--- Start of Dataset excerpt ---

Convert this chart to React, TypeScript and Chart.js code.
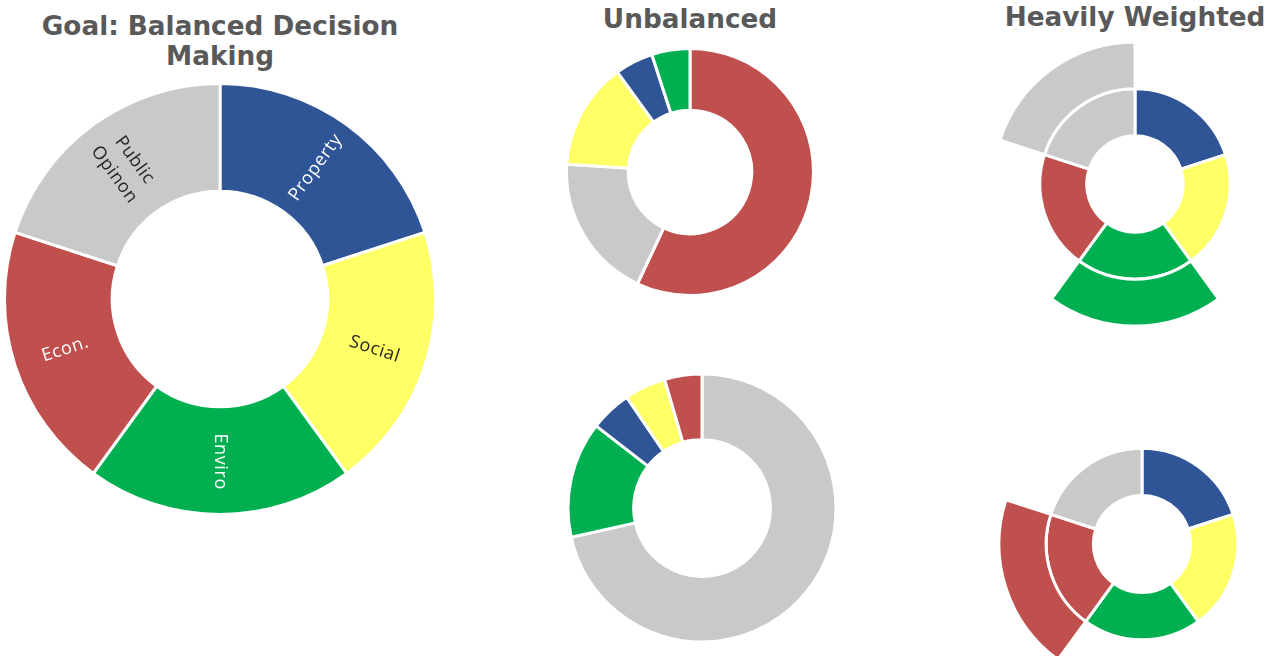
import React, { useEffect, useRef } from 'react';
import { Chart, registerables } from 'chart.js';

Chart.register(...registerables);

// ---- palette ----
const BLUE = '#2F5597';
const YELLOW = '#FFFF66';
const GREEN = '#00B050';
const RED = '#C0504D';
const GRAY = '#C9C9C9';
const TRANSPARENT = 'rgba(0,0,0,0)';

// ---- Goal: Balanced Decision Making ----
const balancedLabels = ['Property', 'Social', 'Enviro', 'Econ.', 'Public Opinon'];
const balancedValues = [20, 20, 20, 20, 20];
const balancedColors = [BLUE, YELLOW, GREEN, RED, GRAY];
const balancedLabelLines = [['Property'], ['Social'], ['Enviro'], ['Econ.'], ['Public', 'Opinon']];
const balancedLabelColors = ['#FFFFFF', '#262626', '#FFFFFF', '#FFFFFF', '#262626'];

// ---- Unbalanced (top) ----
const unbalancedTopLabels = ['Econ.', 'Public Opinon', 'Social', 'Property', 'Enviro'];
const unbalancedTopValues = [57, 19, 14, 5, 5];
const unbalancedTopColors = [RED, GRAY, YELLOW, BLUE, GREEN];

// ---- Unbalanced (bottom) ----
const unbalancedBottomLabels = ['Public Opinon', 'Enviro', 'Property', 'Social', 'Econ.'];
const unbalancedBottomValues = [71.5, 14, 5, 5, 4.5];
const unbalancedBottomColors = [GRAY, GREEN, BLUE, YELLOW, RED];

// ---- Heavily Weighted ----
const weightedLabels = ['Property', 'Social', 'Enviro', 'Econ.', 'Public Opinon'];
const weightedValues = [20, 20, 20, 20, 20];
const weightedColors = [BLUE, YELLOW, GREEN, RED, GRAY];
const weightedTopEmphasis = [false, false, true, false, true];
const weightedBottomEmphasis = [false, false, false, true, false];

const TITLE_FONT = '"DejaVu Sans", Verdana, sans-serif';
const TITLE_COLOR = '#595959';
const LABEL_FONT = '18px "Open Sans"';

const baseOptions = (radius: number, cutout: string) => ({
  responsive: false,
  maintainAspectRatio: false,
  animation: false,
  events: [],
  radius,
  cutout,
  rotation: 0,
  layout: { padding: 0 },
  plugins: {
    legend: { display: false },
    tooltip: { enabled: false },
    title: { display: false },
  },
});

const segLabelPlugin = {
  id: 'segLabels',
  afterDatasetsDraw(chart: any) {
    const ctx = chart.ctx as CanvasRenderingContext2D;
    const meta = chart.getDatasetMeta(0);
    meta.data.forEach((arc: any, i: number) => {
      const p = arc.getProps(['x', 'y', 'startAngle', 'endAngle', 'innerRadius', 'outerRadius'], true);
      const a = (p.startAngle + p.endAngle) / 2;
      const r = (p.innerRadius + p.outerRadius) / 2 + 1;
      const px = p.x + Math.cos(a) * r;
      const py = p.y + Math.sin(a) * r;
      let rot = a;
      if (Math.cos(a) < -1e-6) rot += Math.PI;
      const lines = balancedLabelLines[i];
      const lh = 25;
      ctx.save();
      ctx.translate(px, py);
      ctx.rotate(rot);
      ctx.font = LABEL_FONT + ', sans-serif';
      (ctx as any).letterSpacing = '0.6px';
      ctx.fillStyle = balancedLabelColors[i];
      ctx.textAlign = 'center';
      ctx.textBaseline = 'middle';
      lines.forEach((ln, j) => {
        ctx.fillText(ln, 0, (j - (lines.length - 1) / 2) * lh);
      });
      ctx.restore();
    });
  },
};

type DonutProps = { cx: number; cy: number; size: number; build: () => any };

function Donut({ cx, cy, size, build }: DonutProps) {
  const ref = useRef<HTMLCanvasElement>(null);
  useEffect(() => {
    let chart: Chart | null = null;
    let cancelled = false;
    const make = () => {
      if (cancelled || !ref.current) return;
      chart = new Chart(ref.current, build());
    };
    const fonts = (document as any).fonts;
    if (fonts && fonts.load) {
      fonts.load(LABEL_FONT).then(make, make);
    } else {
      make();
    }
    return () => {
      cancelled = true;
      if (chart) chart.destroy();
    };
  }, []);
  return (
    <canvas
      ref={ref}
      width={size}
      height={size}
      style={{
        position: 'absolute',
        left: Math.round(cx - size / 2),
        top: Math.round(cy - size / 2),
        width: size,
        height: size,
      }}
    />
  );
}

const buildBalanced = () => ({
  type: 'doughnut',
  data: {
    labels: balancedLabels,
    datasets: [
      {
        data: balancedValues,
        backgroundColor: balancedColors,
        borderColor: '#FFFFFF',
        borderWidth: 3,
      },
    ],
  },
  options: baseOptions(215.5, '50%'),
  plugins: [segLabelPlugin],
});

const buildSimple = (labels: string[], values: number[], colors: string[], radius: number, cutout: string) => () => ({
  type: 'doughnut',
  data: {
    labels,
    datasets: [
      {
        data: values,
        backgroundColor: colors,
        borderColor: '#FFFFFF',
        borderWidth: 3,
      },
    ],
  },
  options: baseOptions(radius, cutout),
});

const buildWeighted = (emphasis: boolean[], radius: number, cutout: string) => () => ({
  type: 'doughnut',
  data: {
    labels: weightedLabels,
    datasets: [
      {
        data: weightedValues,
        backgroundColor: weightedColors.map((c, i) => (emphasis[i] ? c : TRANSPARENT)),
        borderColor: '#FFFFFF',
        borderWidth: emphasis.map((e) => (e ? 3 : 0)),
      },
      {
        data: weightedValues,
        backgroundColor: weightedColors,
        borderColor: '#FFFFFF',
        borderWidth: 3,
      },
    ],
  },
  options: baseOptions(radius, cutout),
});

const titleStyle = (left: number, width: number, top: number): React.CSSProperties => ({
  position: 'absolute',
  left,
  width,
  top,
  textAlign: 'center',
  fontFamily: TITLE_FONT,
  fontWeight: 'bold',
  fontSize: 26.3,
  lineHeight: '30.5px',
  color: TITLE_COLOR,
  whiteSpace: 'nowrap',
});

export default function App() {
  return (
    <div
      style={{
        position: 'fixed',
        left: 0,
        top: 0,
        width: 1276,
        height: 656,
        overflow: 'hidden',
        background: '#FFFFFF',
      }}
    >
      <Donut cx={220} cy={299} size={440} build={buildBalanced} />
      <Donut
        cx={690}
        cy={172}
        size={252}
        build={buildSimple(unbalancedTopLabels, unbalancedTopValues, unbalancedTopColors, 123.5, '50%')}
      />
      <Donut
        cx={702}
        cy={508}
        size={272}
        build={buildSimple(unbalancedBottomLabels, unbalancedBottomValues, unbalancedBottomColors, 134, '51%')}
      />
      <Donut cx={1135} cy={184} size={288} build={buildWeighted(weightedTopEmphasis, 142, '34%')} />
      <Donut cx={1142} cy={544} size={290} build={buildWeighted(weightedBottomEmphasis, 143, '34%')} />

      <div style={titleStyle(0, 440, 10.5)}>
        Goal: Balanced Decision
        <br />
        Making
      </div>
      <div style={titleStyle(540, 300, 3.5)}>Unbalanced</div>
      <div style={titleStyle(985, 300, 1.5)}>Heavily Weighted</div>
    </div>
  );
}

--- End of Dataset excerpt ---

The problem:
Working from the material above, transcribe it exactly while omitting pictures.

Response:
Convert this chart to React, TypeScript and Chart.js code.
import React, { useEffect, useRef } from 'react';
import { Chart, registerables } from 'chart.js';

Chart.register(...registerables);

// ---- palette ----
const BLUE = '#2F5597';
const YELLOW = '#FFFF66';
const GREEN = '#00B050';
const RED = '#C0504D';
const GRAY = '#C9C9C9';
const TRANSPARENT = 'rgba(0,0,0,0)';

// ---- Goal: Balanced Decision Making ----
const balancedLabels = ['Property', 'Social', 'Enviro', 'Econ.', 'Public Opinon'];
const balancedValues = [20, 20, 20, 20, 20];
const balancedColors = [BLUE, YELLOW, GREEN, RED, GRAY];
const balancedLabelLines = [['Property'], ['Social'], ['Enviro'], ['Econ.'], ['Public', 'Opinon']];
const balancedLabelColors = ['#FFFFFF', '#262626', '#FFFFFF', '#FFFFFF', '#262626'];

// ---- Unbalanced (top) ----
const unbalancedTopLabels = ['Econ.', 'Public Opinon', 'Social', 'Property', 'Enviro'];
const unbalancedTopValues = [57, 19, 14, 5, 5];
const unbalancedTopColors = [RED, GRAY, YELLOW, BLUE, GREEN];

// ---- Unbalanced (bottom) ----
const unbalancedBottomLabels = ['Public Opinon', 'Enviro', 'Property', 'Social', 'Econ.'];
const unbalancedBottomValues = [71.5, 14, 5, 5, 4.5];
const unbalancedBottomColors = [GRAY, GREEN, BLUE, YELLOW, RED];

// ---- Heavily Weighted ----
const weightedLabels = ['Property', 'Social', 'Enviro', 'Econ.', 'Public Opinon'];
const weightedValues = [20, 20, 20, 20, 20];
const weightedColors = [BLUE, YELLOW, GREEN, RED, GRAY];
const weightedTopEmphasis = [false, false, true, false, true];
const weightedBottomEmphasis = [false, false, false, true, false];

const TITLE_FONT = '"DejaVu Sans", Verdana, sans-serif';
const TITLE_COLOR = '#595959';
const LABEL_FONT = '18px "Open Sans"';

const baseOptions = (radius: number, cutout: string) => ({
  responsive: false,
  maintainAspectRatio: false,
  animation: false,
  events: [],
  radius,
  cutout,
  rotation: 0,
  layout: { padding: 0 },
  plugins: {
    legend: { display: false },
    tooltip: { enabled: false },
    title: { display: false },
  },
});

const segLabelPlugin = {
  id: 'segLabels',
  afterDatasetsDraw(chart: any) {
    const ctx = chart.ctx as CanvasRenderingContext2D;
    const meta = chart.getDatasetMeta(0);
    meta.data.forEach((arc: any, i: number) => {
      const p = arc.getProps(['x', 'y', 'startAngle', 'endAngle', 'innerRadius', 'outerRadius'], true);
      const a = (p.startAngle + p.endAngle) / 2;
      const r = (p.innerRadius + p.outerRadius) / 2 + 1;
      const px = p.x + Math.cos(a) * r;
      const py = p.y + Math.sin(a) * r;
      let rot = a;
      if (Math.cos(a) < -1e-6) rot += Math.PI;
      const lines = balancedLabelLines[i];
      const lh = 25;
      ctx.save();
      ctx.translate(px, py);
      ctx.rotate(rot);
      ctx.font = LABEL_FONT + ', sans-serif';
      (ctx as any).letterSpacing = '0.6px';
      ctx.fillStyle = balancedLabelColors[i];
      ctx.textAlign = 'center';
      ctx.textBaseline = 'middle';
      lines.forEach((ln, j) => {
        ctx.fillText(ln, 0, (j - (lines.length - 1) / 2) * lh);
      });
      ctx.restore();
    });
  },
};

type DonutProps = { cx: number; cy: number; size: number; build: () => any };

function Donut({ cx, cy, size, build }: DonutProps) {
  const ref = useRef<HTMLCanvasElement>(null);
  useEffect(() => {
    let chart: Chart | null = null;
    let cancelled = false;
    const make = () => {
      if (cancelled || !ref.current) return;
      chart = new Chart(ref.current, build());
    };
    const fonts = (document as any).fonts;
    if (fonts && fonts.load) {
      fonts.load(LABEL_FONT).then(make, make);
    } else {
      make();
    }
    return () => {
      cancelled = true;
      if (chart) chart.destroy();
    };
  }, []);
  return (
    <canvas
      ref={ref}
      width={size}
      height={size}
      style={{
        position: 'absolute',
        left: Math.round(cx - size / 2),
        top: Math.round(cy - size / 2),
        width: size,
        height: size,
      }}
    />
  );
}

const buildBalanced = () => ({
  type: 'doughnut',
  data: {
    labels: balancedLabels,
    datasets: [
      {
        data: balancedValues,
        backgroundColor: balancedColors,
        borderColor: '#FFFFFF',
        borderWidth: 3,
      },
    ],
  },
  options: baseOptions(215.5, '50%'),
  plugins: [segLabelPlugin],
});

const buildSimple = (labels: string[], values: number[], colors: string[], radius: number, cutout: string) => () => ({
  type: 'doughnut',
  data: {
    labels,
    datasets: [
      {
        data: values,
        backgroundColor: colors,
        borderColor: '#FFFFFF',
        borderWidth: 3,
      },
    ],
  },
  options: baseOptions(radius, cutout),
});

const buildWeighted = (emphasis: boolean[], radius: number, cutout: string) => () => ({
  type: 'doughnut',
  data: {
    labels: weightedLabels,
    datasets: [
      {
        data: weightedValues,
        backgroundColor: weightedColors.map((c, i) => (emphasis[i] ? c : TRANSPARENT)),
        borderColor: '#FFFFFF',
        borderWidth: emphasis.map((e) => (e ? 3 : 0)),
      },
      {
        data: weightedValues,
        backgroundColor: weightedColors,
        borderColor: '#FFFFFF',
        borderWidth: 3,
      },
    ],
  },
  options: baseOptions(radius, cutout),
});

const titleStyle = (left: number, width: number, top: number): React.CSSProperties => ({
  position: 'absolute',
  left,
  width,
  top,
  textAlign: 'center',
  fontFamily: TITLE_FONT,
  fontWeight: 'bold',
  fontSize: 26.3,
  lineHeight: '30.5px',
  color: TITLE_COLOR,
  whiteSpace: 'nowrap',
});

export default function App() {
  return (
    <div
      style={{
        position: 'fixed',
        left: 0,
        top: 0,
        width: 1276,
        height: 656,
        overflow: 'hidden',
        background: '#FFFFFF',
      }}
    >
      <Donut cx={220} cy={299} size={440} build={buildBalanced} />
      <Donut
        cx={690}
        cy={172}
        size={252}
        build={buildSimple(unbalancedTopLabels, unbalancedTopValues, unbalancedTopColors, 123.5, '50%')}
      />
      <Donut
        cx={702}
        cy={508}
        size={272}
        build={buildSimple(unbalancedBottomLabels, unbalancedBottomValues, unbalancedBottomColors, 134, '51%')}
      />
      <Donut cx={1135} cy={184} size={288} build={buildWeighted(weightedTopEmphasis, 142, '34%')} />
      <Donut cx={1142} cy={544} size={290} build={buildWeighted(weightedBottomEmphasis, 143, '34%')} />

      <div style={titleStyle(0, 440, 10.5)}>
        Goal: Balanced Decision
        <br />
        Making
      </div>
      <div style={titleStyle(540, 300, 3.5)}>Unbalanced</div>
      <div style={titleStyle(985, 300, 1.5)}>Heavily Weighted</div>
    </div>
  );
}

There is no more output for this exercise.